Educating humans to be what they were created to be is a life passion of mine. I believe in giving students the freedom and structure needed to develop into healthy, robust, loving adults who will do more in the world than I ever will! Home schooling is one method of doing this, but it may not be the best pathway for all children; that is up to the parents and children to explore. However, home schooling molds students into people who may be more in-tune and willing to stand up for their uniqueness in this world full of cliques and conformity.

After attending traditional college, I came home and went through a time of evaluation and sadness.

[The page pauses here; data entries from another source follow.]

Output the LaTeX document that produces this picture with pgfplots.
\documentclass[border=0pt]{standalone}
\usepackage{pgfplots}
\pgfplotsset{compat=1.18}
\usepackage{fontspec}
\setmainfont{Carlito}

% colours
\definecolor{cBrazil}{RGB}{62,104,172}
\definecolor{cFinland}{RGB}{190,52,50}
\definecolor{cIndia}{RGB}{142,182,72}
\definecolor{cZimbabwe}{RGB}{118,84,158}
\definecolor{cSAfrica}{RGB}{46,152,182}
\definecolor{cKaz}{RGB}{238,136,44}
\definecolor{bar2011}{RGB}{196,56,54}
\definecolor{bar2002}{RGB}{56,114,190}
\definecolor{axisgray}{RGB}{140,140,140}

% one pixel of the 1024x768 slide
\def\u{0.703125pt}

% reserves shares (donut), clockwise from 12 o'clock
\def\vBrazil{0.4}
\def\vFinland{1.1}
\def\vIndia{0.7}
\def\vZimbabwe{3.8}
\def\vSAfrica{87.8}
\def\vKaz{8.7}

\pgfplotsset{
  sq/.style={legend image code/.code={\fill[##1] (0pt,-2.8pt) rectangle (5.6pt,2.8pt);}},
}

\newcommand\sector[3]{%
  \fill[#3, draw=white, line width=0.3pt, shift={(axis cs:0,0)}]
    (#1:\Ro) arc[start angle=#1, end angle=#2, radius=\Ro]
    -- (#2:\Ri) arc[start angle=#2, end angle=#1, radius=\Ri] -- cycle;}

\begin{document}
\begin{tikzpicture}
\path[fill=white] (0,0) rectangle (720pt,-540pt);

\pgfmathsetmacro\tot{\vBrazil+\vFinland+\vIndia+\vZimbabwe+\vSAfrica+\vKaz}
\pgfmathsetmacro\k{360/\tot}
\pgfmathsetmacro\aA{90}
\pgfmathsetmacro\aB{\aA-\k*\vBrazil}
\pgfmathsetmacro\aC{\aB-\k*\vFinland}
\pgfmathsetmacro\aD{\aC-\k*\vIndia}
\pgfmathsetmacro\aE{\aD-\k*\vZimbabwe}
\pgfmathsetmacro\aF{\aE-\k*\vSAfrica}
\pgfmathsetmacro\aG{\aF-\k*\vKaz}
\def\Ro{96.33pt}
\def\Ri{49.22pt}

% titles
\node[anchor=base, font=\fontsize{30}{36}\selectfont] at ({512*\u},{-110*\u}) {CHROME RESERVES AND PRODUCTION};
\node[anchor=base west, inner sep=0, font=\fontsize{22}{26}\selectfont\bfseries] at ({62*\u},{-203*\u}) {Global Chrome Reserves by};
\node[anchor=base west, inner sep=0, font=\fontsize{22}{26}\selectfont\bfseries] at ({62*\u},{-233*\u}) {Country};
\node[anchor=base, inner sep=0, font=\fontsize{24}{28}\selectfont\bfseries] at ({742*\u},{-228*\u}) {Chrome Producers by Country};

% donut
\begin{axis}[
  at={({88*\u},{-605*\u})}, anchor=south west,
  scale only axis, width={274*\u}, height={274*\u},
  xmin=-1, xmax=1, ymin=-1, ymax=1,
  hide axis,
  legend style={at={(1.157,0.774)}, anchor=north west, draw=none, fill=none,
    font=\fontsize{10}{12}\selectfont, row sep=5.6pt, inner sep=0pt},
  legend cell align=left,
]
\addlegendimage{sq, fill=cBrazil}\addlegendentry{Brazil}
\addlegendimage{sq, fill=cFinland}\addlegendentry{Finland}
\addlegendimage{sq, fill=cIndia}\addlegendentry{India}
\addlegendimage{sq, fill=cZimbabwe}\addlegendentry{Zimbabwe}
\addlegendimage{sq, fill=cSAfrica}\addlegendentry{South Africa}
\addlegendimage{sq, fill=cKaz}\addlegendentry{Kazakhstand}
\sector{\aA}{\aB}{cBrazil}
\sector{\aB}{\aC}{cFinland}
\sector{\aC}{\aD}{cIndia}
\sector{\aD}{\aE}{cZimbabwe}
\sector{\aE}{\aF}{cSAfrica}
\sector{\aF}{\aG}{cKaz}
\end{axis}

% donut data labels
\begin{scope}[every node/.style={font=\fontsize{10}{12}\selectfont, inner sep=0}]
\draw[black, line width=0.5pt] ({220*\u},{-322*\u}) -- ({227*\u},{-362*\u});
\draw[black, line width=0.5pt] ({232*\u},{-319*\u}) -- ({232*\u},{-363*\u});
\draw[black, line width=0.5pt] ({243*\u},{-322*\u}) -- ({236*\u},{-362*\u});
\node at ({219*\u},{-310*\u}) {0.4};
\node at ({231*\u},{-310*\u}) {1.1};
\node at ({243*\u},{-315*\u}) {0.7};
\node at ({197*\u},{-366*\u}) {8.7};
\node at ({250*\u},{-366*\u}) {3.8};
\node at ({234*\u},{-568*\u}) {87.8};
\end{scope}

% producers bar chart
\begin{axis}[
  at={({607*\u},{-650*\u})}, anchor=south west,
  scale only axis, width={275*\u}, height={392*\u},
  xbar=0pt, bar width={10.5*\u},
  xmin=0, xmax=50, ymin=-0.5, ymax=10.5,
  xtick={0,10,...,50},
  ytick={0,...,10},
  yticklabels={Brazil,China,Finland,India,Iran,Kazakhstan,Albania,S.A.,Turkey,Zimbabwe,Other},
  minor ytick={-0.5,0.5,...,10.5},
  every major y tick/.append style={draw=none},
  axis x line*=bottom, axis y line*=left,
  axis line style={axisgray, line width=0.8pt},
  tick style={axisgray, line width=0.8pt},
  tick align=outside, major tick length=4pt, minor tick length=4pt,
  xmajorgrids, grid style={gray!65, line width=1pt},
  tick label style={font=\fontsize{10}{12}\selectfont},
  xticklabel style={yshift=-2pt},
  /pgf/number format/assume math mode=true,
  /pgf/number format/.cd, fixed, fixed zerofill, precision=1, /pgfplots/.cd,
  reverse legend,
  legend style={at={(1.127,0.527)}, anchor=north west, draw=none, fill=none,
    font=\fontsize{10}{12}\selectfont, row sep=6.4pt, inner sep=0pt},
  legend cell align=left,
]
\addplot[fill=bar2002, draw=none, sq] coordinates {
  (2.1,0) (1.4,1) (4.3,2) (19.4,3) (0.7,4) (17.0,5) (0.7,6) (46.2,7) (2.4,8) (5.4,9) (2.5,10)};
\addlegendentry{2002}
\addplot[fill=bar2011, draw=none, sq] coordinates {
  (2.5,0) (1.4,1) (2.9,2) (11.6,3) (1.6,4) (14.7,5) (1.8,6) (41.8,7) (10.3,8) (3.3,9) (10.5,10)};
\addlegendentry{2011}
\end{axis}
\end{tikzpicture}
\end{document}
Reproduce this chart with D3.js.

I let myself admit that being home schooled wasn’t perfect; I admitted that there were some dark-sides to home schooling. Since then I’ve worked through most of the anger I had once I realized some of the unhealthy parts of home schooling and have come into a time of acceptance and challenge.

Recently one morning while walking down a gravel road in Lincoln Marsh, it hit me: I CAN graciously critique home schooling, but I must begin with a confession of forgiveness and of thankfulness.

I forgive my parents for the gaps I had in my education; they did the best they could with the resources they had. No school is perfect. Period. Even home schools. I am so thankful for the faith and freedom they instilled in me. I learned how to learn, so I get to fill in those gaps now!

I thank my parents for sacrificing so much time and energy to pour into me and my siblings. My Mom has a Masters of Education and a Masters of Divinity, so she WAS qualified to home school me and my siblings. She could have done many other activities, but she desired to have the Bible be central to our education, so that’s what she did. I thank my grandparents for funding many textbook purchases and encouraging us in whatever creative project we were working on when they stopped by, be it comic books or silly children’s stories.

Thankful is where I am at in regarding my upbringing. Thankful for so much individualized love and nurture that my parents poured onto me. Thank you, Mom and Dad.